• En attendant

    La déclaration

    Lydie Salvayre
    Points – 126 pages

    L’amour en guerre

    « J’aurais voulu trouver un geste digne de mon émoi, un geste unique, pudique et fervent à la fois. Mais je demeurais interdit, les mains inutiles, l’émotion incarcérée dans le corps. Une fois encore, je mesurais le divorce entre les prétentions de mon âme et mon inaptitude à les incarner. »

    Un homme, sans nom, seul. Sa femme vient de le quitter. Le livre commence par le portrait de cette femme que l'homme a écrit, un portrait dur, cruel, amer.

     Il est en train de se relire, dépassé par son propre texte, car son regard sur elle est aussi son regard sur lui-même ; il l'amène à parcourir ce qui fait sa vie. Et pour l'instant sa vie n'est qu'un grand vide. Il tente de se distraire, va au théâtre, mais rien ne peut le sortir de son anéantissement. Il perd bien sûr son emploi et se retrouve véritablement seul et désœuvré. Tout en inspectant son enfance, sombre et cynique, il cherche des issues : un séjour chez des amis en Bretagne, un voyage éclair aux États-Unis, des expériences mystiques. En homme désespéré, il finit par déposer une annonce dans un journal, dans l’espoir de « parler à un être humain qui ne soit pas maman, et qui ait si possible la forme d’une femme ». Les rencontres sont plus ou moins décevantes, pour les deux partis, il sabote lui-même la relation qu’il avait réussi à établir avec Henriette. On le voit ensuite perdre pied, de plus en plus vite, jusqu’à l’hôpital psychiatrique. Il faut parfois aller très loin, pour que la vie revienne, enfin.

    La déclaration est le premier roman d’une auteure peu orthodoxe. Lydia Salvayre est psychiatre par ailleurs, mais on pourrait la croire médecin légiste. Elle dissèque son héros comme il dissèque sa vie et son environnement. Ce n’est pas tout à fait un monologue intérieur, puisqu’il s‘agit d’une déclaration, une déclaration d’existence. Une déclaration d’amour et de guerre comme le suggère la quatrième de couverture.
    Le héros est à la fois repoussant et touchant.
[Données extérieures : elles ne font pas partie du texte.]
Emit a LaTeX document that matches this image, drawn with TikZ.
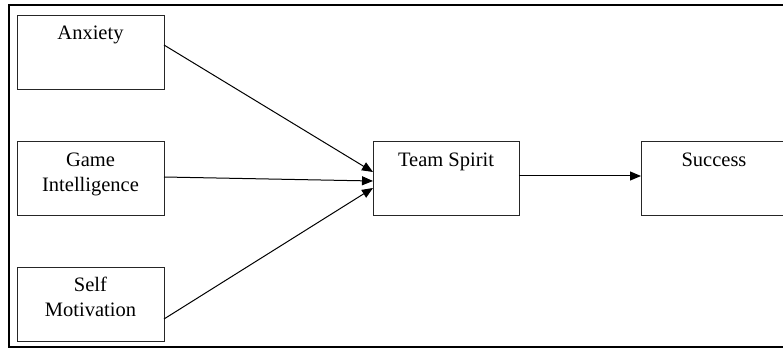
\documentclass[tikz,border=0pt]{standalone}
\usepackage{fontspec}
\setmainfont{Liberation Serif}
\usetikzlibrary{arrows.meta}
\begin{document}
\begin{tikzpicture}[x=1pt,y=-1pt,
  box/.style={draw=black!85, line width=0.9pt, minimum width=147pt, minimum height=74pt, inner sep=0pt, outer sep=0pt},
  lbl/.style={anchor=north, align=center, inner sep=0pt, font=\fontsize{20.5}{25}\selectfont},
  conn/.style={line width=1pt, -{Triangle[length=11pt,width=9pt]}}
]
\useasboundingbox (0,0) rectangle (783,352);
\clip (0,0) rectangle (783,352);
\draw[line width=2.2pt] (9,5) rectangle (795,347);
\node[box] (anx) at (90.5,52) {};
\node[box] (game) at (90.5,178.5) {};
\node[box] (self) at (90.5,304) {};
\node[box, minimum width=146pt] (team) at (446,178.5) {};
\node[box, minimum width=146pt] (succ) at (714,178.5) {};
\node[lbl] (anxt) at ([yshift=-11pt]anx.north) {Anxiety};
\node[lbl] (gamet) at ([yshift=-11pt]game.north) {Game\\Intelligence};
\node[lbl] (selft) at ([yshift=-10pt]self.north) {Self\\Motivation};
\node[lbl] (teamt) at ([yshift=-11pt]team.north) {Team Spirit};
\node[lbl] (succt) at ([yshift=-11pt]succ.north) {Success};
\draw[conn] ([yshift=7pt]anx.east) -- ([yshift=6.5pt]team.west);
\draw[conn] ([yshift=1.5pt]game.east) -- ([yshift=-2.5pt]team.west);
\draw[conn] ([yshift=-15pt]self.east) -- ([yshift=-9.5pt]team.west);
\draw[conn] ([yshift=2.5pt]team.east) -- ([yshift=2.5pt]succ.west);
\end{tikzpicture}
\end{document}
Repoussant par sa façon de ne rien occulter, de se confronter à la vie organique, son histoire est constituée de sueur, d’odeurs, d’haleines. Touchant, à cause de son âme qui ne tient pas debout. Ce n’est pas qu’il ait des failles, ce personnage est l’incarnation de la faille, de l’humanité dans toute la gloire de sa fragilité. Un héros qui se demande de quoi il est fait. Et pourquoi il se défait.
    L’écriture est d’une précision scientifique, mais l’humour n’est jamais loin, noir et serré, comme un poing. Par exemple, le récit de la visite de la mère chez son proctologue est inoubliable. Le sourire chez Lydie Salvayre est toujours grinçant, et s’il s’est adouci au long de l’œuvre il lui reste toujours assez d’acidité pour nous réveiller l’estomac.
    L’un des thèmes de ce texte, faisant partie de ce que l’on nomme « les obsessions de l’auteur », la folie, la psychiatrie, est ici traité du début à la fin. Mais il s'agit avant tout d'un
    texte sur la fatigue de vivre, Le lecteur est reconnaissant à l’auteure de la vue sur laquelle il débouche après ce voyage dans un labyrinthe empreint de noirceur.

    Bref, vous devez lire ce livre pour l’exigence de l’écriture, pour le portrait de la mère, pour son humaine férocité.